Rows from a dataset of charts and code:
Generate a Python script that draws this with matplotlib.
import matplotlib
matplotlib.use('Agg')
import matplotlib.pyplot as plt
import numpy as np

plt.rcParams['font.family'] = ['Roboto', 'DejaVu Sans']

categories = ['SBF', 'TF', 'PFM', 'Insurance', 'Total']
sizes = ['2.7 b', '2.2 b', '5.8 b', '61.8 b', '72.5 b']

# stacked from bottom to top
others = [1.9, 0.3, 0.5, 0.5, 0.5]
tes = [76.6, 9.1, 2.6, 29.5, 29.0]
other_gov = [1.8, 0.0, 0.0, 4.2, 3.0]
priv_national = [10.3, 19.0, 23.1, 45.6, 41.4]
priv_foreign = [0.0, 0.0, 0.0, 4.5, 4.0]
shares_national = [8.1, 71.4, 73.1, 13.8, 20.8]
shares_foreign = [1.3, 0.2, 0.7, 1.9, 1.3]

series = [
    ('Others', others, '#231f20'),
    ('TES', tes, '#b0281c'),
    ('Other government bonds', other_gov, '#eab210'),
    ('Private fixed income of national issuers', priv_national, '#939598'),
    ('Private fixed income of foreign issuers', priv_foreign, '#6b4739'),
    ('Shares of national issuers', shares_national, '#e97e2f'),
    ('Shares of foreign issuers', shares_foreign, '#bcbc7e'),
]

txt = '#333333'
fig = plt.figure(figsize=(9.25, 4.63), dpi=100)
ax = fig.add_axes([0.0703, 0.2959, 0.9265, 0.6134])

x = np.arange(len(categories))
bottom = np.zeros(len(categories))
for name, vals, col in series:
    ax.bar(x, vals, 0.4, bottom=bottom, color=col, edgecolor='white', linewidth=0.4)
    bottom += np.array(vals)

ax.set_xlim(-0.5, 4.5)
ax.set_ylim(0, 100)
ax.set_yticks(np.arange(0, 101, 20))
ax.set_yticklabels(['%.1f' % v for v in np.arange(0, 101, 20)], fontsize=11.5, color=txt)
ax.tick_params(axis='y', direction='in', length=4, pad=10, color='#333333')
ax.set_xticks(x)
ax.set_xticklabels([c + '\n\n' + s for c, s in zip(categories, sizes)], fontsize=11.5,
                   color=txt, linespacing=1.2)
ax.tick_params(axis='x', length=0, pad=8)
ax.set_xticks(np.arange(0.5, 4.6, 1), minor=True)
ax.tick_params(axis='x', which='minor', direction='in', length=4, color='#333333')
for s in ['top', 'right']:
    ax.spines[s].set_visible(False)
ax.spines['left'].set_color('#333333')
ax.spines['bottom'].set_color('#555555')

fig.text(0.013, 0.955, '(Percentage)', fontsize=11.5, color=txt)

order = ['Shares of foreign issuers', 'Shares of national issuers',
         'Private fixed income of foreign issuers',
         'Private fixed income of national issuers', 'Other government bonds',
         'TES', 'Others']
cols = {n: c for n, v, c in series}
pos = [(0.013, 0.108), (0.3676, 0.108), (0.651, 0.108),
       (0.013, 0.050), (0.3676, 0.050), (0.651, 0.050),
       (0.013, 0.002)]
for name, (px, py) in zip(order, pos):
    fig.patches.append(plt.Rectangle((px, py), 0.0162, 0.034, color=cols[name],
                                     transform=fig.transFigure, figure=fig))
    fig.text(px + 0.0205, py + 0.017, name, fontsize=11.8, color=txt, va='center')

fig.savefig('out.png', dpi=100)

...

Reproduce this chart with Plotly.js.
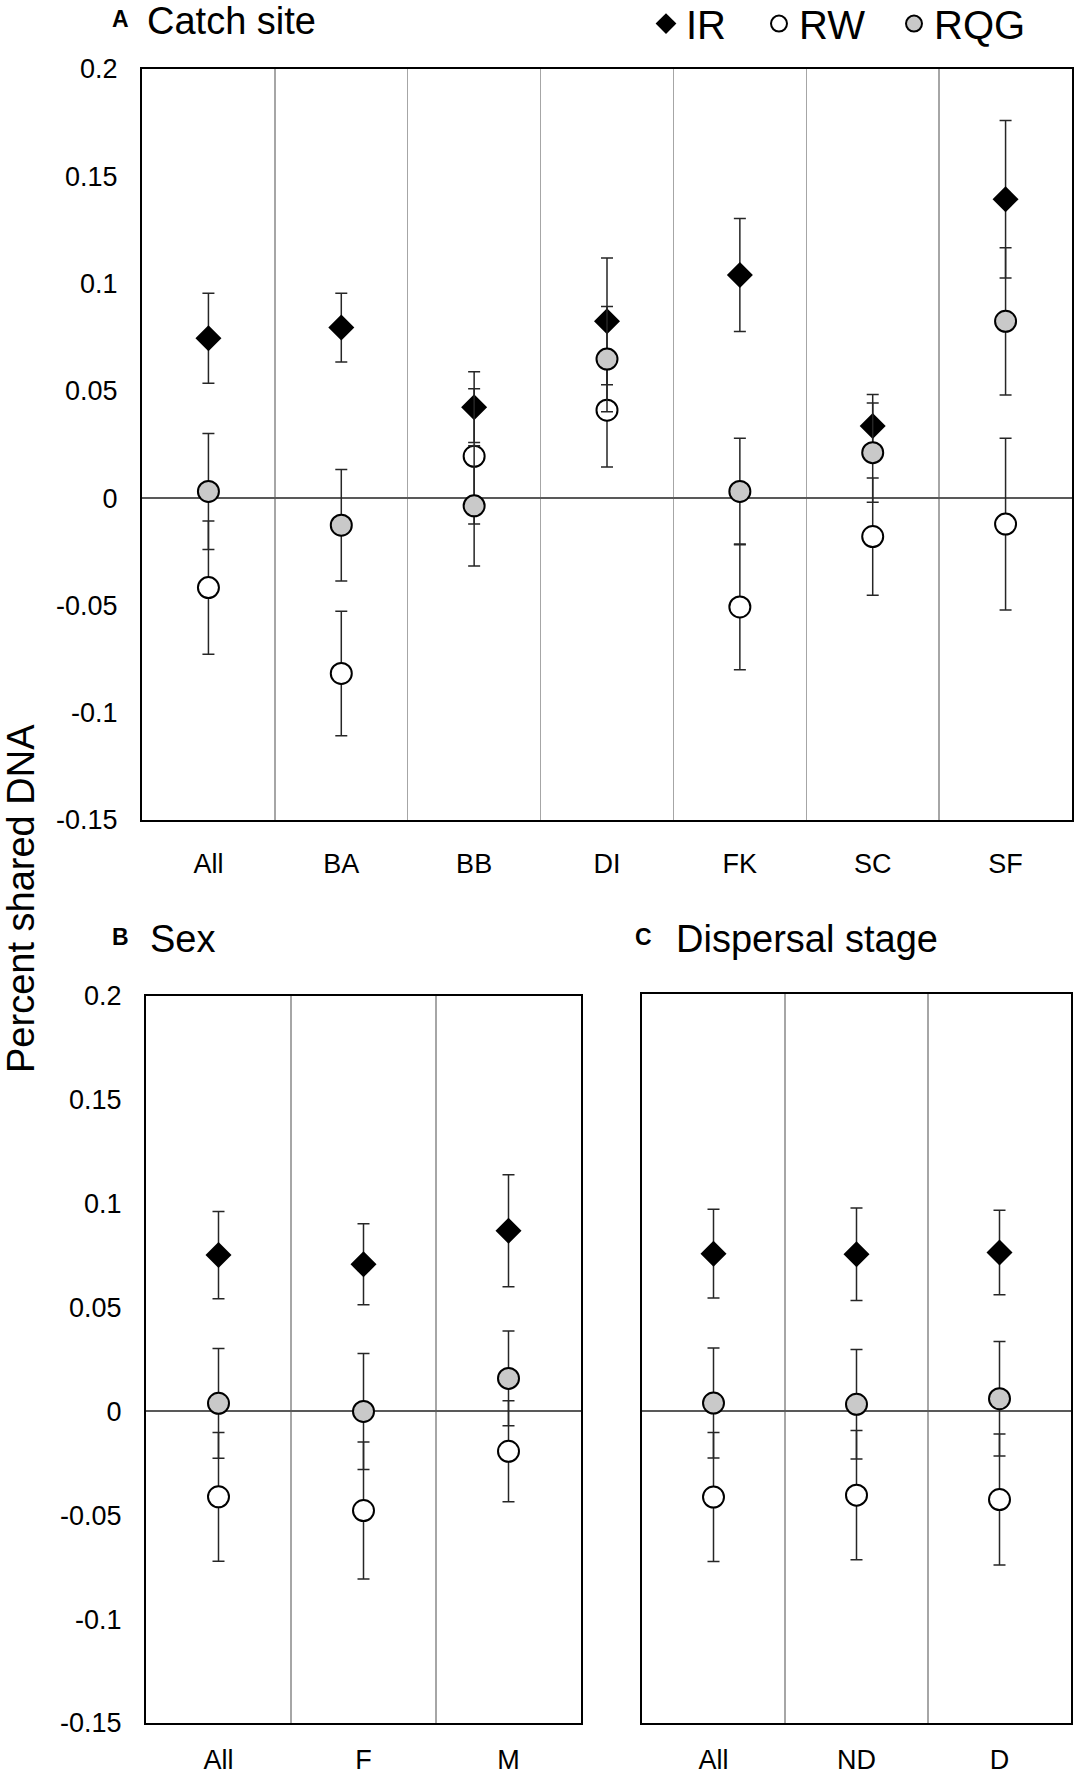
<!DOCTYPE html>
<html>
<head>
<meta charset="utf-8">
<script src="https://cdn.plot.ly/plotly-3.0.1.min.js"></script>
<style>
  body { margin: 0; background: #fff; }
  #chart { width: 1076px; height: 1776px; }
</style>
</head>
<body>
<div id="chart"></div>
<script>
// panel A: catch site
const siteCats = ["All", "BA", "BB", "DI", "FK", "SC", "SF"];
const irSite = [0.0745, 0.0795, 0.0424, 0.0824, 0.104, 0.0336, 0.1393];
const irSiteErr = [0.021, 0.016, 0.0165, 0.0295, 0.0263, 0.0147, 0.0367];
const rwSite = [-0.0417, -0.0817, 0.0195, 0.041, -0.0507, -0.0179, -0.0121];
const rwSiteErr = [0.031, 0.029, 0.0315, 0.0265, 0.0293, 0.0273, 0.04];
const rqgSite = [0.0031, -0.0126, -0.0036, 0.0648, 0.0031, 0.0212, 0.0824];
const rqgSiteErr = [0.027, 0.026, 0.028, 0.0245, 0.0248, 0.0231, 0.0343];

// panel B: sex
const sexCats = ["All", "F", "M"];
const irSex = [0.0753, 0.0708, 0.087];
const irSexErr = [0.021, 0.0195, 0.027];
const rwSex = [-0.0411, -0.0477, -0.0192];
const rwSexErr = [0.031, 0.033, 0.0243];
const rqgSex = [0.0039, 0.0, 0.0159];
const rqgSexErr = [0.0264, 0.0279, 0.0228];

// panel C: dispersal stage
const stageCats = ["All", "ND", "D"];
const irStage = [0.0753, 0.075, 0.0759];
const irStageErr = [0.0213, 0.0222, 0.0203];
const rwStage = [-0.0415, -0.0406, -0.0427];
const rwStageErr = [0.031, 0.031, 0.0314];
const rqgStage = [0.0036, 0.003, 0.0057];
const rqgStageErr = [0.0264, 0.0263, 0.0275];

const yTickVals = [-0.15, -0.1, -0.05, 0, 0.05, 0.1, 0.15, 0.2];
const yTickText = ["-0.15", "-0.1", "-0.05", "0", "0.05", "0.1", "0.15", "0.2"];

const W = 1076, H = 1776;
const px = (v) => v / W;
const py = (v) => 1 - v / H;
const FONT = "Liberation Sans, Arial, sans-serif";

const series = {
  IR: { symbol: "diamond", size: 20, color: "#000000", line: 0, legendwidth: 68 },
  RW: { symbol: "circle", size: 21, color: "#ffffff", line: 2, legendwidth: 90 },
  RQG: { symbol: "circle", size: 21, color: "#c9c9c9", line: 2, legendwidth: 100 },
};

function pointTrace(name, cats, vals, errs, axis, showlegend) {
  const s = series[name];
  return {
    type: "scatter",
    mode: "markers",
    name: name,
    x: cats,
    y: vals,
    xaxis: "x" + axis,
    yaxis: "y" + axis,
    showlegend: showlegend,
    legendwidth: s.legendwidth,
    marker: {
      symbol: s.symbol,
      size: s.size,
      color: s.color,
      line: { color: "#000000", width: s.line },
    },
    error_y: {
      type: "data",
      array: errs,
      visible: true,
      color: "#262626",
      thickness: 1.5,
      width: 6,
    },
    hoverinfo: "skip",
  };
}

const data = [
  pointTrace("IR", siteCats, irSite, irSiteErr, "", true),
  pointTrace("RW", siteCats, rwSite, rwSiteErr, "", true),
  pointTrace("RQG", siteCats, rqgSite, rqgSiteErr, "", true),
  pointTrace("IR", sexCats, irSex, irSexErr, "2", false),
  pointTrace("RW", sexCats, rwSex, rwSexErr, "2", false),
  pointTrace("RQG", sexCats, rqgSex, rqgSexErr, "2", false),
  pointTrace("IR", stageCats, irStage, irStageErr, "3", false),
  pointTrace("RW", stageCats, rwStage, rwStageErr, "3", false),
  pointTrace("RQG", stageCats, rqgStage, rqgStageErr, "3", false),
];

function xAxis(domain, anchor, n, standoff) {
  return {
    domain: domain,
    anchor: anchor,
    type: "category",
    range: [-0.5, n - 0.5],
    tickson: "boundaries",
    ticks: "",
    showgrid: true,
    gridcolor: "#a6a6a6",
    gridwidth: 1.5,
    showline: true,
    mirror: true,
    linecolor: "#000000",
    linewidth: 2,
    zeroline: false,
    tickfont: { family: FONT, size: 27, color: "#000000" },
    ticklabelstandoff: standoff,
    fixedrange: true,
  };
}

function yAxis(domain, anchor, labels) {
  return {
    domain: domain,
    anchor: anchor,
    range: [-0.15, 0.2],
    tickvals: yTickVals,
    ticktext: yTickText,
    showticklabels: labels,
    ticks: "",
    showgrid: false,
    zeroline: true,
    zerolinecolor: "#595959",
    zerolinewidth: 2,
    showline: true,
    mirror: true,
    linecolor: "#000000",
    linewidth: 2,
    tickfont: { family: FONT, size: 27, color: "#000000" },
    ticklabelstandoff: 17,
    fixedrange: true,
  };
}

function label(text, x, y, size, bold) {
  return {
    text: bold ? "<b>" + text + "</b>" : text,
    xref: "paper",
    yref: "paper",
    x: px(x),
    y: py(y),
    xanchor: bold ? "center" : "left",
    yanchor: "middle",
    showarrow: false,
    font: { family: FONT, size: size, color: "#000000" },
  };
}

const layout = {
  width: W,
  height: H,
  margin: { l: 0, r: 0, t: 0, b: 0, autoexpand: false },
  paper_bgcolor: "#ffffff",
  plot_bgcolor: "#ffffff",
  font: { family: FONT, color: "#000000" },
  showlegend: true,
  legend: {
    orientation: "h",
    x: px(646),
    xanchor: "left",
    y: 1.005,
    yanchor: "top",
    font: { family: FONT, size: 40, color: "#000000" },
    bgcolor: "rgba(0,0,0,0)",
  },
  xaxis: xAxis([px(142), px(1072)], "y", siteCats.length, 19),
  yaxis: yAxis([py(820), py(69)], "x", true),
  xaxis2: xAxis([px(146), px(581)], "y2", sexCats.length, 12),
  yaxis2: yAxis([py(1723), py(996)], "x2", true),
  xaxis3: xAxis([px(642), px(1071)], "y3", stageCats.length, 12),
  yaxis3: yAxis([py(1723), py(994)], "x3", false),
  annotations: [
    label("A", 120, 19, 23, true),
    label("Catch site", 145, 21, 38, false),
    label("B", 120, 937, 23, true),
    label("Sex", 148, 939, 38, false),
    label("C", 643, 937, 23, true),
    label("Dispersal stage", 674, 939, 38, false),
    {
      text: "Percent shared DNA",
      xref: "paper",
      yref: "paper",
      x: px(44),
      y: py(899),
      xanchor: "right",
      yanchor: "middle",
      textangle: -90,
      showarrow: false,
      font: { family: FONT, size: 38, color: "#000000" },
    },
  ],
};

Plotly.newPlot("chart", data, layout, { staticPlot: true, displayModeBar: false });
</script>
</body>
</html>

** WORK TO BE COMPLETED **
Give back, word for word, each line from the one containing "Generate a Python" down to the one containing "bottom += np.array(vals)", including those two lines.

** FINISHED ANSWER **
Generate a Python script that draws this with matplotlib.
import matplotlib
matplotlib.use('Agg')
import matplotlib.pyplot as plt
import numpy as np

plt.rcParams['font.family'] = ['Roboto', 'DejaVu Sans']

categories = ['SBF', 'TF', 'PFM', 'Insurance', 'Total']
sizes = ['2.7 b', '2.2 b', '5.8 b', '61.8 b', '72.5 b']

# stacked from bottom to top
others = [1.9, 0.3, 0.5, 0.5, 0.5]
tes = [76.6, 9.1, 2.6, 29.5, 29.0]
other_gov = [1.8, 0.0, 0.0, 4.2, 3.0]
priv_national = [10.3, 19.0, 23.1, 45.6, 41.4]
priv_foreign = [0.0, 0.0, 0.0, 4.5, 4.0]
shares_national = [8.1, 71.4, 73.1, 13.8, 20.8]
shares_foreign = [1.3, 0.2, 0.7, 1.9, 1.3]

series = [
    ('Others', others, '#231f20'),
    ('TES', tes, '#b0281c'),
    ('Other government bonds', other_gov, '#eab210'),
    ('Private fixed income of national issuers', priv_national, '#939598'),
    ('Private fixed income of foreign issuers', priv_foreign, '#6b4739'),
    ('Shares of national issuers', shares_national, '#e97e2f'),
    ('Shares of foreign issuers', shares_foreign, '#bcbc7e'),
]

txt = '#333333'
fig = plt.figure(figsize=(9.25, 4.63), dpi=100)
ax = fig.add_axes([0.0703, 0.2959, 0.9265, 0.6134])

x = np.arange(len(categories))
bottom = np.zeros(len(categories))
for name, vals, col in series:
    ax.bar(x, vals, 0.4, bottom=bottom, color=col, edgecolor='white', linewidth=0.4)
    bottom += np.array(vals)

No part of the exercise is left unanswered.